Storage Stability of High Temperature Fuels. Part III the Effect of Storage Upon Thermally Induced Deposition of Selected Fuel Components and Additives.
Whisman-ML; Goetzinger-JW; Ward-CC
Air Force Aero Propulsion Lab Wright-patterson AFB Ohio Tech Rpt AFAPL-TR-68-32 Pt III :85 pages
The Bureau of Mines investigated the contribution of selected components and additives of high-temperature aircraft fuels to thermally induced deposits before and after 52 weeks of storage at 130 deg f. Of particular concern was the influence of fuel constituents on thermal stability quality of jet fuels during storage. A microfuel coker test apparatus was used to measure the thermal stability of test fuels and blends. The contribution of selected fuel components, labeled with carbon-14, to deposit-forming mechanisms was determined by radioactive-counting techniques. Twenty-eight blends of the five test fuels with carbon-14-labeled fuel additives or components reached the final stage of storage at 130 deg f and received final analyses for deposit forming tendency. These additives included an aminetype antioxidant, a metal deactivator, a corrosion inhibitor, oleic acid, and 1,5-hexadiene. All three additives showed a marked tendency to degrade and react during storage and thermal stress. Oleic acid was found to interact with cadmium present in aircraft fuel systems and produce deleterious effects upon the thermal stability quality of the fuel.
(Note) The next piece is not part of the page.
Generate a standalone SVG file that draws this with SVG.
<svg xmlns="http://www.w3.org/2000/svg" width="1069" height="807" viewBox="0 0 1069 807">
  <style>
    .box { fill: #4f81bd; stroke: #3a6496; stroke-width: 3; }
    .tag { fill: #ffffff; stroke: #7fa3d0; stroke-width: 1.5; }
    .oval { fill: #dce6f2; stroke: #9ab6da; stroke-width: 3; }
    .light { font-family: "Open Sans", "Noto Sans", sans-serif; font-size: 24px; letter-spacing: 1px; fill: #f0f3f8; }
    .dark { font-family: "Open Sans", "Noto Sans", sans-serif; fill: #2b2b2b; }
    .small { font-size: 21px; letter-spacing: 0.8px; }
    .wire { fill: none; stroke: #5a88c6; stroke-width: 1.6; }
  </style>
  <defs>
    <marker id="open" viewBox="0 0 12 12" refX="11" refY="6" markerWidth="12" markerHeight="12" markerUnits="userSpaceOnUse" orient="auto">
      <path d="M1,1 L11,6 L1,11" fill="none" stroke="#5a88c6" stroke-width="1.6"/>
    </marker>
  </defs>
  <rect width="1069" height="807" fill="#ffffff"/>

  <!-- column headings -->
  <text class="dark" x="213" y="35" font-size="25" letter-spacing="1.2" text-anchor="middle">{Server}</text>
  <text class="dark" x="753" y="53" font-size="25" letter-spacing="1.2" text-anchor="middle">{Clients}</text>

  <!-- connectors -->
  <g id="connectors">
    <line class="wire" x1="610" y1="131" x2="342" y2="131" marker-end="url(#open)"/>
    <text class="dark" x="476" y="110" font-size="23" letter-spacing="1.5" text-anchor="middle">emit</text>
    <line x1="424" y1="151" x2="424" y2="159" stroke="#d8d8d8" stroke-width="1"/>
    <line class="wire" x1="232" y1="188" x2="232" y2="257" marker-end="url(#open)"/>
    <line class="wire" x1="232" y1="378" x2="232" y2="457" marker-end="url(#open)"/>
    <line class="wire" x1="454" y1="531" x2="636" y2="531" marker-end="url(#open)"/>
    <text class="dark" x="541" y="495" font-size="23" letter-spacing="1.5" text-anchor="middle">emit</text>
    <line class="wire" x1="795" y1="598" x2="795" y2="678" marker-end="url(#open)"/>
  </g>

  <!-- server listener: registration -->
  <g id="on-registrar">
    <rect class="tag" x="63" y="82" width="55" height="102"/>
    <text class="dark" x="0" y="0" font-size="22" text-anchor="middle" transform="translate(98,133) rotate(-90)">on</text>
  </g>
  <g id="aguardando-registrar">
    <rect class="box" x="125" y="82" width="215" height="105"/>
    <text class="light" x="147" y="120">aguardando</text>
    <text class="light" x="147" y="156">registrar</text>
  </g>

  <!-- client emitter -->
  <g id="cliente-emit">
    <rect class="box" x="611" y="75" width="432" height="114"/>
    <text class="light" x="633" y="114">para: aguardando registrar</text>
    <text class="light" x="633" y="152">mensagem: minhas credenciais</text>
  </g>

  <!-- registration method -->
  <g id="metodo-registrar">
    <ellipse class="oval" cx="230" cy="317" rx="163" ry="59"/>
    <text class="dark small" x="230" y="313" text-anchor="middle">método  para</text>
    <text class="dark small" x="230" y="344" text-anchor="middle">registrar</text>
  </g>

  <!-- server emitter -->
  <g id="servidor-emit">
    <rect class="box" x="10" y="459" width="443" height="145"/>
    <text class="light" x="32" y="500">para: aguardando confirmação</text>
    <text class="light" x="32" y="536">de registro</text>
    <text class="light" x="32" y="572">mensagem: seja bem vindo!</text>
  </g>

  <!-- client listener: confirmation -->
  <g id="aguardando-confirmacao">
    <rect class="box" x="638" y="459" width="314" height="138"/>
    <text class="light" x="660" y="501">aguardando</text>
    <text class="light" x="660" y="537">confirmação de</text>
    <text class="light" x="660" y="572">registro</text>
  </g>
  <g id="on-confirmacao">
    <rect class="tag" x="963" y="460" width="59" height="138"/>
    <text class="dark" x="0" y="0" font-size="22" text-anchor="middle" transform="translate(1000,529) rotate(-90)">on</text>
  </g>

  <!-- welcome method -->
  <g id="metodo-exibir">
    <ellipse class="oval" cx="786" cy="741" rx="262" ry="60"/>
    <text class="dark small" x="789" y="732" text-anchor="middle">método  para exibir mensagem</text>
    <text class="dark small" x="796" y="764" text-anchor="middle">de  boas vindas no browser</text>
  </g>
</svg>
Sixteen blends of the five test fuels with nonradioactive components were prepared as part of a special study. Six of these blends contained 1 percent of selected aromatic compounds, five blends contained an anti-icing additive, and five blends contained an organic sulfur compound. Results showed changes in thermal stability quality of many of the blends containing sulfur compounds.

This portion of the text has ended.